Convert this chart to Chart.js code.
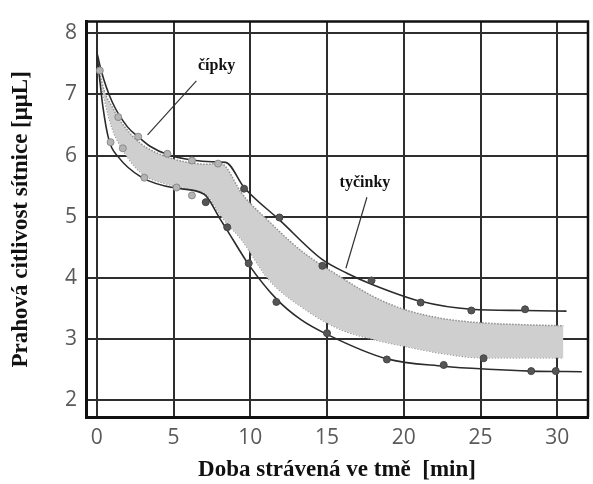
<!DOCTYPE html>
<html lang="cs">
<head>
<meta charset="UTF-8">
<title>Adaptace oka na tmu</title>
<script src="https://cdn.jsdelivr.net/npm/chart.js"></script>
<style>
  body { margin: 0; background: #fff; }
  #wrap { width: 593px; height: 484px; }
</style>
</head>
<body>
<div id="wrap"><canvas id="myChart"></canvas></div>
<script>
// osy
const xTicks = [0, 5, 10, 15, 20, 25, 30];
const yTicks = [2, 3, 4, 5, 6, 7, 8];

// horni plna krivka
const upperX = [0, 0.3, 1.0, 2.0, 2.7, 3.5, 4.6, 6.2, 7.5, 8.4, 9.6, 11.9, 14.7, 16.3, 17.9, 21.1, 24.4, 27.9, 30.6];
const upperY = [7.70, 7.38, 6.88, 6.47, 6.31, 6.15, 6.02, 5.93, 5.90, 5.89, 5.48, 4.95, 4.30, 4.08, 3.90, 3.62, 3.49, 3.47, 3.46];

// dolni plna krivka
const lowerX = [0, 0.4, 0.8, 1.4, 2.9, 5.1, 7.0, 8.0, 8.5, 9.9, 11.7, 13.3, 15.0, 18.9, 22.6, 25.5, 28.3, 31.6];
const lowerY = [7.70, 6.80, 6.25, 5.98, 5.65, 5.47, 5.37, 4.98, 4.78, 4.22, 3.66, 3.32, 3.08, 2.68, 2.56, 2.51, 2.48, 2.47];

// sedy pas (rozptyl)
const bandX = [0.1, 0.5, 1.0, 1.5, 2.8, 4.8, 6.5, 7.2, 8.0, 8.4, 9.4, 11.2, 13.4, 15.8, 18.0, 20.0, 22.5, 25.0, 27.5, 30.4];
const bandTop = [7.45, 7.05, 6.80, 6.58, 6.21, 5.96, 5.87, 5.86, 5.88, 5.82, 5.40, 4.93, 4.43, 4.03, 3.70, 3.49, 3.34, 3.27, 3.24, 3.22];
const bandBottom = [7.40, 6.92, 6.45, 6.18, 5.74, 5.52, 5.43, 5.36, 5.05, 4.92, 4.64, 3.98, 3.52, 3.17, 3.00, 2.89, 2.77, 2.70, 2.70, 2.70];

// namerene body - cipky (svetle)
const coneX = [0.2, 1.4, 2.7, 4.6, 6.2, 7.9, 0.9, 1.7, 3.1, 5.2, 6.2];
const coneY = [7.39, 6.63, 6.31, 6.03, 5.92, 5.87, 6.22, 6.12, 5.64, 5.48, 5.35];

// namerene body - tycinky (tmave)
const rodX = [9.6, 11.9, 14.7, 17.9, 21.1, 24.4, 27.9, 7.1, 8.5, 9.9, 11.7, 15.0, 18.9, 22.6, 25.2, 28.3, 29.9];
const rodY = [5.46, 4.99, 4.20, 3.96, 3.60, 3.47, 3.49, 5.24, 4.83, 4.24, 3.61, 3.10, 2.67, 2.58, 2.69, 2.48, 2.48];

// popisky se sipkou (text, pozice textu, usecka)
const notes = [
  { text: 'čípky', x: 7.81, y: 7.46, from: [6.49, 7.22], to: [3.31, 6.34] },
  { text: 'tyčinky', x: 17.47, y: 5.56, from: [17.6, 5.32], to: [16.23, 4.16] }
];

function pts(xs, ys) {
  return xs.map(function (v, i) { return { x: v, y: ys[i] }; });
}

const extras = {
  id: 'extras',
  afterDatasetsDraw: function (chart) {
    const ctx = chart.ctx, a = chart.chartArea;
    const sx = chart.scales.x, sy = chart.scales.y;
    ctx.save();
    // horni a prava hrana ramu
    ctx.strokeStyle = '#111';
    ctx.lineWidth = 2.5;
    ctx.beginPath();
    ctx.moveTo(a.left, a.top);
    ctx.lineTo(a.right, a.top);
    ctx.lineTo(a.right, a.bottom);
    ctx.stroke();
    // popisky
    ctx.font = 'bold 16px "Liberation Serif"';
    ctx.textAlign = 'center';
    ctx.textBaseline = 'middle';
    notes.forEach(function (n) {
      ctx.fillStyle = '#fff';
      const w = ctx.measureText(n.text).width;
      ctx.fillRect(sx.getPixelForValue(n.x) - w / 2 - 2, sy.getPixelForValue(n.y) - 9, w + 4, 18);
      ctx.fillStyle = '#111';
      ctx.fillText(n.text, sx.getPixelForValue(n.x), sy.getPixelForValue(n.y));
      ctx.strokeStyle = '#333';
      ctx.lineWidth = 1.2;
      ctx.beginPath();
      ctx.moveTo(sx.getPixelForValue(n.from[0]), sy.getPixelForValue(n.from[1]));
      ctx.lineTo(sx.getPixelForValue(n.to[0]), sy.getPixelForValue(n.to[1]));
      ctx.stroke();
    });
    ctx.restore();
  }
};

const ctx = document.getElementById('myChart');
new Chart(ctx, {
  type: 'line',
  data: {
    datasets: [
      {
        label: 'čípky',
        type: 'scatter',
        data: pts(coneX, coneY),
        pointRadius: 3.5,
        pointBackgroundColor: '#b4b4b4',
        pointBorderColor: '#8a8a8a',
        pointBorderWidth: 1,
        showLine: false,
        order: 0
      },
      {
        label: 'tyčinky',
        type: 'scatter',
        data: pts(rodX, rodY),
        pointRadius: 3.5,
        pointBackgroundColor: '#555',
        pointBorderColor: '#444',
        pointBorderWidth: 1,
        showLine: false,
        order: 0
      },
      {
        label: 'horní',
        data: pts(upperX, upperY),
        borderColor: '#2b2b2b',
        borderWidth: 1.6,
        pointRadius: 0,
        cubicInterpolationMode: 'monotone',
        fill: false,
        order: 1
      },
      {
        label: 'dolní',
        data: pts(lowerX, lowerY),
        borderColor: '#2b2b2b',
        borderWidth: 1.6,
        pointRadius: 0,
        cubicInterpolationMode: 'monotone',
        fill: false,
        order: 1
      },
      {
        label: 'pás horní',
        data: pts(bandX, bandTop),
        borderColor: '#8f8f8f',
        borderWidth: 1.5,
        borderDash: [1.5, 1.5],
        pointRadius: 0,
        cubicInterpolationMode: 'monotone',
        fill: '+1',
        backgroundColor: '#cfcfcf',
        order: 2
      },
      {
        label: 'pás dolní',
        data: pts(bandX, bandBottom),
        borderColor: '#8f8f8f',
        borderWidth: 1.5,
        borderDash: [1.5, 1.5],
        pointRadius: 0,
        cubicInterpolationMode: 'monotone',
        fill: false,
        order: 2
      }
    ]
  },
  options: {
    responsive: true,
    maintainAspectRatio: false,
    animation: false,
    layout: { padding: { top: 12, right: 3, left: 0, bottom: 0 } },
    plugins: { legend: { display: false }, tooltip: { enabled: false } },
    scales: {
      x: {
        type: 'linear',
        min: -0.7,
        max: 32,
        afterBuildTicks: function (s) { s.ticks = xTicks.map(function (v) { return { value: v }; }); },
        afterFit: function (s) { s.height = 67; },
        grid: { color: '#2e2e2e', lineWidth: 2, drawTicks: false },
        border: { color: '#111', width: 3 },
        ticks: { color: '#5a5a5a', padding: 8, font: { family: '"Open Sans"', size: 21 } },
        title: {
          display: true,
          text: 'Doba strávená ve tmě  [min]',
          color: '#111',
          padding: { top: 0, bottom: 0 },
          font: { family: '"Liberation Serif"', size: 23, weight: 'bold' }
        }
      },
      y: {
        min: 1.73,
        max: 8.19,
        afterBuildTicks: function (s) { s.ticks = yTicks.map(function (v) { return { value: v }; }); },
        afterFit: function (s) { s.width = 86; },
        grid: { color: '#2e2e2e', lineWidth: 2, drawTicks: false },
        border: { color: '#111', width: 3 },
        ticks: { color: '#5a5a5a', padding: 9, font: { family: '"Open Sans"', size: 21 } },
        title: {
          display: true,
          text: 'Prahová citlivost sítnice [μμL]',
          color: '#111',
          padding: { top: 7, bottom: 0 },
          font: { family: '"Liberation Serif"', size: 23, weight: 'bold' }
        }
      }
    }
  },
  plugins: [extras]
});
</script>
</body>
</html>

WRITTEN PROBLEM: From the first line above through the line containing "2.70, 2.70, 2.70];", copy everything exactly, without the pictures.

WRITTEN ANSWER:
Convert this chart to Chart.js code.
<!DOCTYPE html>
<html lang="cs">
<head>
<meta charset="UTF-8">
<title>Adaptace oka na tmu</title>
<script src="https://cdn.jsdelivr.net/npm/chart.js"></script>
<style>
  body { margin: 0; background: #fff; }
  #wrap { width: 593px; height: 484px; }
</style>
</head>
<body>
<div id="wrap"><canvas id="myChart"></canvas></div>
<script>
// osy
const xTicks = [0, 5, 10, 15, 20, 25, 30];
const yTicks = [2, 3, 4, 5, 6, 7, 8];

// horni plna krivka
const upperX = [0, 0.3, 1.0, 2.0, 2.7, 3.5, 4.6, 6.2, 7.5, 8.4, 9.6, 11.9, 14.7, 16.3, 17.9, 21.1, 24.4, 27.9, 30.6];
const upperY = [7.70, 7.38, 6.88, 6.47, 6.31, 6.15, 6.02, 5.93, 5.90, 5.89, 5.48, 4.95, 4.30, 4.08, 3.90, 3.62, 3.49, 3.47, 3.46];

// dolni plna krivka
const lowerX = [0, 0.4, 0.8, 1.4, 2.9, 5.1, 7.0, 8.0, 8.5, 9.9, 11.7, 13.3, 15.0, 18.9, 22.6, 25.5, 28.3, 31.6];
const lowerY = [7.70, 6.80, 6.25, 5.98, 5.65, 5.47, 5.37, 4.98, 4.78, 4.22, 3.66, 3.32, 3.08, 2.68, 2.56, 2.51, 2.48, 2.47];

// sedy pas (rozptyl)
const bandX = [0.1, 0.5, 1.0, 1.5, 2.8, 4.8, 6.5, 7.2, 8.0, 8.4, 9.4, 11.2, 13.4, 15.8, 18.0, 20.0, 22.5, 25.0, 27.5, 30.4];
const bandTop = [7.45, 7.05, 6.80, 6.58, 6.21, 5.96, 5.87, 5.86, 5.88, 5.82, 5.40, 4.93, 4.43, 4.03, 3.70, 3.49, 3.34, 3.27, 3.24, 3.22];
const bandBottom = [7.40, 6.92, 6.45, 6.18, 5.74, 5.52, 5.43, 5.36, 5.05, 4.92, 4.64, 3.98, 3.52, 3.17, 3.00, 2.89, 2.77, 2.70, 2.70, 2.70];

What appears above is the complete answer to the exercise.